Buena parte de Dr. Vértiz es una avenida con camellón, donde hay enormes palmeras que injustamente han hecho famosa y dan nombre a una avenida menor. Morena y Diagonal San Antonio gozan del mismo privilegio, y los que vivieron antes de los años ochenta dicen que muchos de los ahora infames Ejes Viales tenían camellones con palmeras similares.
Avenida Reforma es uno de los mejores botones de muestra para el programa que secretamente avanzan los ciclistas urbanos. Hace tan sólo unos años andar en bici en nuestra ciudad era considerado una locura. Reforma ha cambiado todo. Esa corta e inconexa ciclovía ha demostrado que la decisión que toman las personas de cambiar su forma de transportarse no es un asunto “cultural” ni de clima, es un asunto de infraestructura. ¿Quién hubiera imaginado que hoy en Reforma hay tráfico de bicicletas en horas pico?
En Revolución y Patriotismo el ancho de las avenidas permite ir con calma, entre semáforo y semáforo nunca hay demasiados coches y siempre hay más bicis de las imaginadas. Con una lentitud firme se hacen visibles los ciclistas que nunca dejaron de serlo: los que viven de pedalear. Traen batas de polleros, canastas de tacos, cajas de plástico anaranjadas, afiladores.

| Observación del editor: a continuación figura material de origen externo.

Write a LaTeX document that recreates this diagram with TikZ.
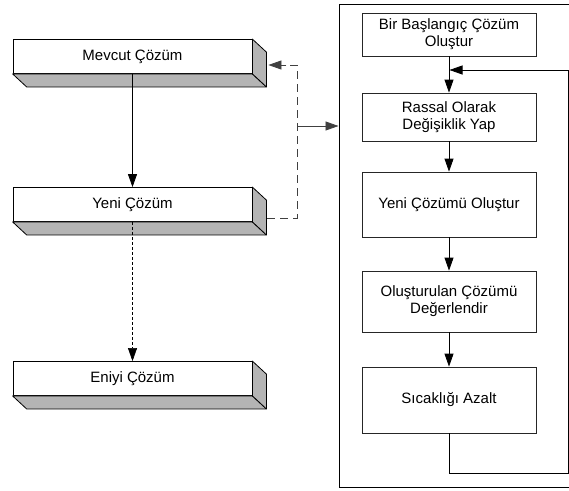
\documentclass[tikz,border=0pt]{standalone}
\usepackage{fontspec}
\setmainfont{Liberation Sans}
\usetikzlibrary{arrows.meta}
\definecolor{slabgray}{RGB}{180,180,180}
\definecolor{linegray}{RGB}{64,64,64}
\tikzset{
  front/.style={draw=black, line width=0.8pt, fill=white, minimum width=239pt, minimum height=34pt, inner sep=0pt, font=\fontsize{15}{17}\selectfont},
  face/.style={draw=black, line width=0.8pt, fill=slabgray, line join=round},
  ibox/.style={draw=black!85, line width=0.8pt, fill=white, minimum width=174pt, align=center, inner sep=0pt, font=\fontsize{15}{17}\selectfont},
  framebox/.style={draw=black, line width=0.9pt, inner sep=0pt},
  arr/.style={line width=0.8pt, -{Triangle[length=13pt,width=9pt]}},
  dashconn/.style={draw=linegray, line width=0.9pt, dash pattern=on 8pt off 5pt},
  dotconn/.style={line width=0.6pt, dash pattern=on 3pt off 2pt, -{Triangle[length=13pt,width=9pt]}}
}
\begin{document}
\begin{tikzpicture}[x=1pt,y=-1pt]
\useasboundingbox (0,0) rectangle (569,490);
\clip (0,0) rectangle (569,490);
\fill[white] (0,0) rectangle (569,490);

% left 3D slabs
\node[front] (mev) at (132.5,56.5) {Mevcut Çözüm};
\node[front] (yeni) at (132.5,204.5) {Yeni Çözüm};
\node[front] (eni) at (132.5,378.5) {Eniyi Çözüm};
\foreach \n in {mev,yeni,eni}{
  \draw[face] (\n.south west) -- (\n.south east) -- ([shift={(14,13)}]\n.south east) -- ([shift={(14,13)}]\n.south west) -- cycle;
  \draw[face] (\n.north east) -- ([shift={(14,13)}]\n.north east) -- ([shift={(14,13)}]\n.south east) -- (\n.south east) -- cycle;
}

% right frame
\node[framebox, minimum width=250pt, minimum height=483.5pt, anchor=north west] (frame) at (338.5,3.5) {};

\node[ibox, minimum height=43pt] (bir) at (449,34.5) {Bir Başlangıç Çözüm\\Oluştur};
\node[ibox, minimum height=48pt] (ras) at (449,117) {Rassal Olarak\\Değişiklik Yap};
\node[ibox, minimum height=65pt] (ycoz) at (449,204.5) {Yeni Çözümü Oluştur};
\node[ibox, minimum height=61pt] (olus) at (449,301.5) {Oluşturulan Çözümü\\Değerlendir};
\node[ibox, minimum height=66pt] (sic) at (449,400) {Sıcaklığı Azalt};

% right flow arrows
\draw[arr] (bir) -- (ras);
\draw[arr] (ras) -- (ycoz);
\draw[arr] (ycoz) -- (olus);
\draw[arr] (olus) -- (sic);

% loop back
\coordinate (loopB) at (449,473);
\coordinate (loopR) at (568,70);
\draw[arr] (sic.south) -- (loopB) -| (loopR) -- ([xshift=0.5pt]bir.south |- loopR);

% left connectors
\draw[arr] (mev) -- (yeni);
\draw[dotconn] (yeni.south) -- (eni.north);

% dashed feedback
\coordinate (ya) at ([shift={(15,13.5)}]yeni.east);
\coordinate (yb) at (297,218);
\coordinate (yc) at (297,65);
\coordinate (ma) at ([shift={(16,8.5)}]mev.east);
\draw[dashconn] (ya) -- (yb) -- (yc) -- ([xshift=16pt]ma);
\draw[arr, draw=linegray] ([xshift=18pt]ma) -- (ma);
\coordinate (dm) at (297,126);
\draw[arr, draw=linegray] (dm) -- (dm -| frame.west);
\end{tikzpicture}
\end{document}
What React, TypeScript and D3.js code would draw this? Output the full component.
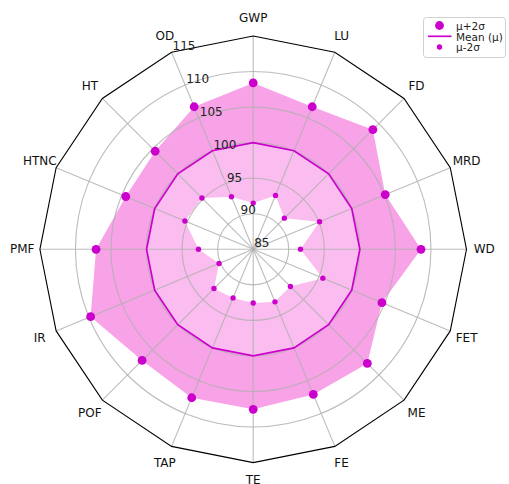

En bicicleta la ciudad no es tan grande como parece, al aire libre se hace chica. Las distancias se vuelven cortas. Las avenidas, semáforos, túneles y puentes que fragmentan la ciudad en espacios de congestionamiento para el automovilista, para el ciclista casi no existen. El Centro Histórico está a unos minutos de la colonia Juárez, la Juárez a no más de 15 minutos de la colonia Granada, y a cinco de la Condesa. La Condesa a 10 minutos de la Del Valle y a seis más de la Narvarte. De ahí, si se quiere, puede moverse hacia la Buenos Aires, la Doctores, y de ahí otra vez al Centro o se desvía unos 20 minutos hasta Coyacán.
El ciclista compara, y piensa cuánto le hubiera tomado el mismo trayecto en coche. Rebasa autos y ve la desesperación de los conductores que están obligados a subutilizar la potencia de sus motores. Encuentra un perverso placer al verlos padecer su decisión de ir en auto. Piensa en que los automovilistas deseperados lo verán pasar con calma, disfrutando del viento, del sol, del chispeo, de la vista de la ciudad. El orgullo del ciclista se convierte en arrogancia, está seguro que quien lo ve pasar lo querrá imitar, y cree que su programa avanza mientras él lo hace. Cree que habrán más ciclistas.
Andrés Lajous. Maestro en planeación urbana por el Massachusetts Institute of Technology.